Es todavía más inusual encontrar tasas de crecimiento altas en países con ingresos per cápita medianos, como Panamá. Esto, porque ya no cuentan con mano de obra barata como un punto de partida para triunfar en las industrias más básicas. Y se ven abocados a competir con países más desarrollados que suelen tener ventajas como institucionalidad fuerte y gran acumulación de capital. Se puede decir que el ingreso per cápita es como un embudo donde, a medida que un país escala, resulta más difícil y exigente ascender.
¿Qué hay de las predicciones halagüeñas que tienen para nuestra economía organismos internacionales, analistas de Wall Street y economistas locales? Ojalá acierten, pero es un hecho notorio que estos tienden a dar pronósticos demasiado optimistas. Tal vez para no ser “rompe grupo”, por conflictos de interés, por las fuentes que utilizan, o porque se limitan a extrapolar el pasado reciente, etc. En todo caso, aquí de nuevo, la información anecdótica de empresarios y personas en la calle tiende a ser más acertada y de avanzada.
Ahora bien, puede ser fácil lograr crecimientos altos en el PIB en forma temporal, si se aumenta el gasto echando mano del crédito, cuando está disponible en forma abundante y hasta irracional. Esto aplica a ambos sectores, público y privado. Es como si el vecino aumenta su nivel de vida liquidando activos y contratando préstamos. A nadie se le ocurriría pensar que es más rico por ello.
Lograr crecimiento económico alto en forma sostenible y prolongada ya es otra cosa, pues requiere austeridad, para poder ahorrar e invertir. Algo sumamente difícil y que tomaría mucho liderazgo en una democracia “electorera”. Se trata de acumular capital para aumentar la productividad, es decir, la riqueza generada por hora por trabajador. Solo de esta forma los salarios pueden aumentar en forma orgánica sin crear inflación.
En el sector público gastos como subsidios, planillas abultadas, derroche y desperdicio restan directamente a la inversión. También las grandes sumas que se gastan para mantener una seguridad social cuyo diseño quedó desactualizado con relación a realidades como el aumento en la expectativa de vida. Lo mismo sucede con proyectos con costos exagerados y utilidad dudosa, que resultan ser más consumo que inversión. La realidad es que hay que escoger una cosa o la otra, porque, a la larga, “gastadera” y crecimiento no van juntos.

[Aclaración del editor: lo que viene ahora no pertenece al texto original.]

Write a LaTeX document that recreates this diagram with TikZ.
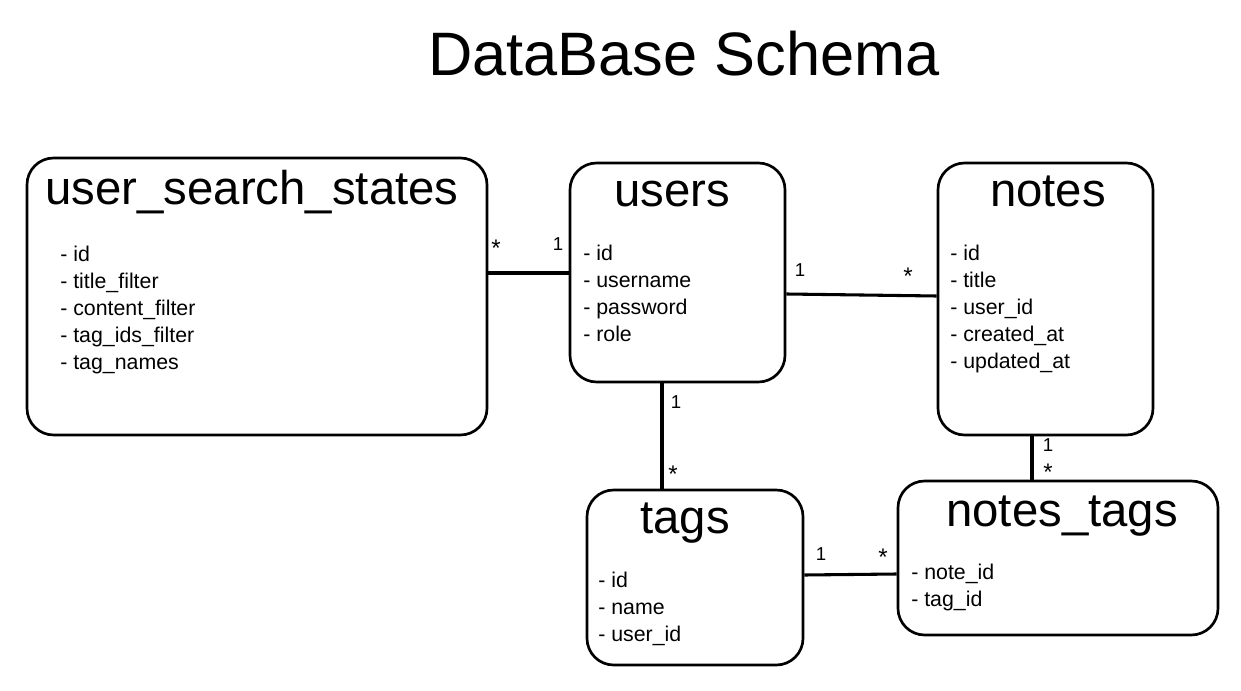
\documentclass[tikz,border=0pt]{standalone}
\usepackage{fontspec}
\setmainfont{Liberation Sans}
\begin{document}
\begin{tikzpicture}[x=0.75pt,y=-0.75pt,
  tbl/.style={draw=black, line width=2pt, rounded corners=20pt, inner sep=0pt},
  ttl/.style={anchor=base, inner sep=0pt, font=\fontsize{35.5}{40}\selectfont},
  fld/.style={anchor=north west, inner sep=0pt, align=left, font=\fontsize{16}{20.25}\selectfont},
  card/.style={inner sep=0pt, font=\fontsize{14}{16}\selectfont},
  star/.style={inner sep=0pt, font=\fontsize{18}{20}\selectfont},
  rel/.style={line width=2.3pt}]
\useasboundingbox[fill=white] (0,0) rectangle (1241,691);

\node[anchor=base, inner sep=0pt, font=\fontsize{46}{50}\selectfont] (title) at (684,76) {DataBase Schema};

% tables
\node[tbl, minimum width=345pt, minimum height=207.75pt] (uss) at (257,296.5) {};
\node[tbl, minimum width=161.25pt, minimum height=164.25pt] (users) at (677.5,272.5) {};
\node[tbl, minimum width=161.25pt, minimum height=204pt] (notes) at (1045.5,299) {};
\node[tbl, minimum width=162pt, minimum height=131.25pt] (tags) at (695,577.5) {};
\node[tbl, minimum width=240pt, minimum height=115.5pt] (nt) at (1058,558) {};

% titles
\node[ttl] (ussT) at (252,205) {user\_search\_states};
\node[ttl] (usersT) at (672,207) {users};
\node[ttl] (notesT) at (1048,207) {notes};
\node[ttl] (tagsT) at (685,533) {tags};
\node[ttl] (ntT) at (1062,526) {notes\_tags};

% fields
\node[fld] (ussF) at (60,242) {\strut- id\\\strut- title\_filter\\\strut- content\_filter\\\strut- tag\_ids\_filter\\\strut- tag\_names};
\node[fld] (usersF) at (583,241) {\strut- id\\\strut- username\\\strut- password\\\strut- role};
\node[fld] (notesF) at (950,241) {\strut- id\\\strut- title\\\strut- user\_id\\\strut- created\_at\\\strut- updated\_at};
\node[fld] (tagsF) at (598,568) {\strut- id\\\strut- name\\\strut- user\_id};
\node[fld] (ntF) at (911,560) {\strut- note\_id\\\strut- tag\_id};

% relations
\draw[rel] (uss.east |- 0,273) -- (users.west |- 0,273);
\draw[rel] (users.east |- 0,294) -- (notes.west |- 0,296);
\draw[rel] (users.south -| 662,0) -- (tags.north -| 662,0);
\draw[rel] (notes.south -| 1032,0) -- (nt.north -| 1032,0);
\draw[rel] (tags.east |- 0,575) -- (nt.west |- 0,574);

% cardinalities
\node[star] (c1) at (496,248) {*};
\node[card] (c2) at (558,244) {1};
\node[card] (c3) at (800,270) {1};
\node[star] (c4) at (908,276) {*};
\node[card] (c5) at (676,402) {1};
\node[star] (c6) at (673,474) {*};
\node[card] (c7) at (1048,445) {1};
\node[star] (c8) at (1048,472) {*};
\node[card] (c9) at (821,554) {1};
\node[star] (c10) at (883,557) {*};
\end{tikzpicture}
\end{document}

El otro componente necesario para crecer es eliminar distorsiones. Es decir, que los recursos vayan a sus usos más productivos. Tolerar la incomodidad que producen a algunos sectores el cambio y la “destrucción creativa” que caracteriza al capitalismo según Schumpeter. El hecho de que algunas industrias vayan en declive y otras en ascenso, por lo menos en términos relativos. En Estados Unidos, por ejemplo, en el siglo XIX el 80% de la fuerza laboral trabajaba en el agro, comparado con menos del 2% hoy. A la misma vez la comida es hoy más abundante y barata que nunca, al punto de que la obesidad se ha convertido en el principal problema de salud. Mientras tanto, el resto de la fuerza laboral quedó liberada para producir todos los nuevos bienes y servicios que forman parte de la vida moderna. En otras palabras, cualquier medida que introduzca rigidez, que obstaculice la competencia y el cambio, que busque mantener las cosas estáticas va en detrimento del dinamismo y el crecimiento. El proteccionismo, por ejemplo, con nombres como “sustitución de importaciones” es la medicina económica más ensayada y documentada. Su efecto siempre es lucrativo para pequeños intereses especiales que lo promueven con gran tesón, pero nefasto para las grandes mayorías. Ni hablar del caso de Panamá que, por su posición geográfica y pequeña escala, claramente le conviene mantener una economía abierta.
Resumiendo, el verdadero crecimiento económico requiere de libertades económicas, ahorro e inversión. El populismo, aplicado con la excusa de proteger y redistribuir, va directamente en contravía. Así lo demuestra la historia reciente de Latinoamérica, donde el derroche y la ineficiencia han hecho que países con gran potencial se mantengan estancados o en decadencia, y sus índices de desarrollo humano se desplomen.